The fact is that the masses of the workers and the youth not only doubt the ‘reformist zeal’ of the Labour Party, after the Blair-Brown experience, and the determination of the Labour Right to smash Corbyn – they are also growing more contemptuous of the House of Commons and the House of Lords by the day, especially when these bodies display their contempt for Brexit and the people’s choice.
The reality is that as the masses begin to see through the Labour Party and its fake reformism, and also see through the parliamentary and judicial system, they are becoming conscious that the class struggle will be more and more fought out on the streets through massive demonstrations and strikes leading to a general strike in the UK.
Workers will defend their jobs, their living standards and the NHS. Since they are unable to do these things as they once thought through the Labour Party, they will do it on the streets in explosions of mass anger and through general strikes.

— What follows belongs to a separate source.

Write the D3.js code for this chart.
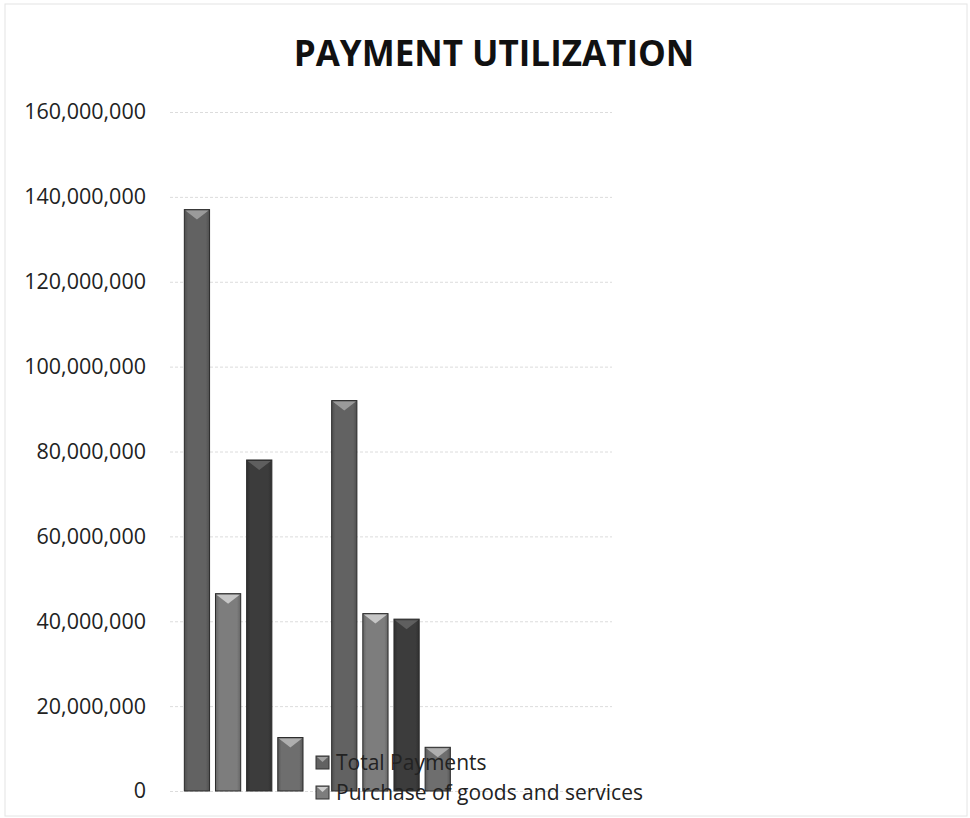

In this centenary year of the Russian revolution, a year after the Brexit referendum, what the UK working class needs is not cretinous would-be reformism, controlled by Labour’s rabid right-wing MPs, but the building up of the revolutionary party and a revolutionary leadership in the trades unions and in the working class as a whole.
This must provide real leadership for the working class to take the power through a socialist revolution that establishes a workers state and socialism.